8. The system according to claim 7, wherein said platform module includes a graphic user interface module for displaying information to a user and receiving inputs from a user.

9. The system according to claim 7, wherein said platform module includes an optimization module adapted to optimize a system uncertainty in response to said application modules.

10. The system according to claim 9, wherein said optimization module is adapted to iterate to a convergence of a mean value.

11. A system of integrated modules, comprising: application means for receiving inputs and/or generating outputs, said inputs and said outputs including uncertainty distribution information; and interface means for communicating with said application means, said interface means adapted to translate uncertainty information to a predetermined uniform format and/or to translate uncertainty information from said predetermined uniform format to an application-specific format.

12. The system according to claim 11, wherein said uncertainty distribution information is indicative of a type of distribution and includes data indicative of uncertainty densities.

13. The system according to claim 11, wherein said uniform format is an extensible markup language (XML) format.

14. The system according to claim 13, wherein said XML format includes an uncertainty description element and one or more data elements, said data elements being determined according to said description element.

15. The system according to claim 14, wherein a value of said description element may be one of the set consisting of normal probability density function, exponential probability density function, polynomial chaos expansion, list of points, and histogram.
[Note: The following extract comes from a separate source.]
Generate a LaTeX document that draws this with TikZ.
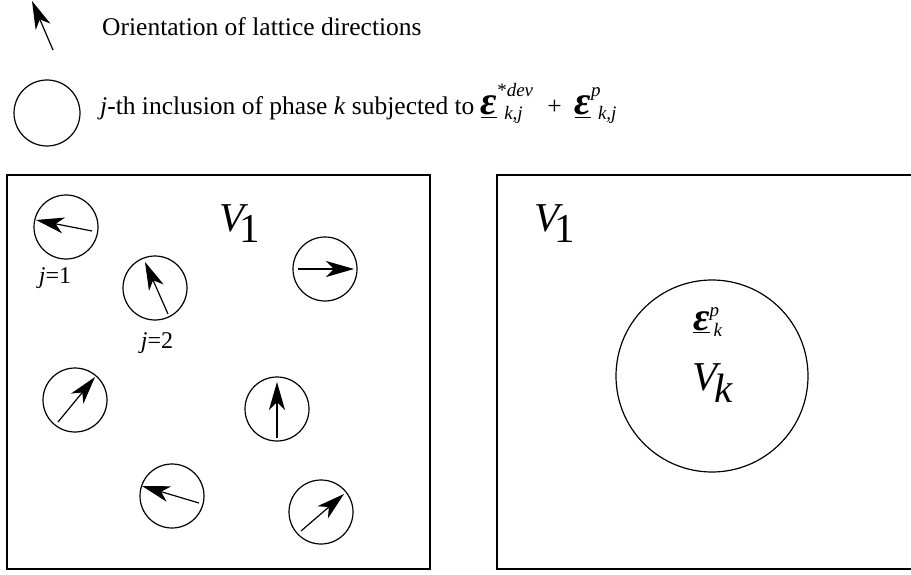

16. The system according to claim 11, wherein said application means is associated with an input interface means and an output interface means; wherein said input interface means is adapted to communicate with an output interface means of another application means; and wherein said output interface means is adapted to communicate with an input interface means of another application means.

17. The system according to claim 11, further comprising: platform means for controlling communication with said application means through said interface means, said platform means being adapted to control data flow to and from said application means.

18. The system according to claim 17, wherein said platform means includes a graphic user interface means for displaying information to a user and receiving inputs from a user.

19. The system according to claim 17, wherein said platform means includes an optimization means for optimizing a system uncertainty in response to said application means.

20. The system according to claim 19, wherein said optimization means is adapted to iterate to a convergence of a mean value.

21. A method for exchanging data, comprising: receiving an output from an application module, said output including a set of values for an output parameter, said set of values being indicative of a variance in the output parameter; selecting a distribution type from a predetermined list of types, said selecting being based on a distribution of said set of values; and determining values of one or more characteristic parameters, said characteristic parameters being associated with said selected distribution type.

22. The method according to claim 21, further comprising: generating an output set, said output set including said selected distribution type and said values of said characteristic parameters.

23. The method according to claim 22, wherein said output set is in an XML format.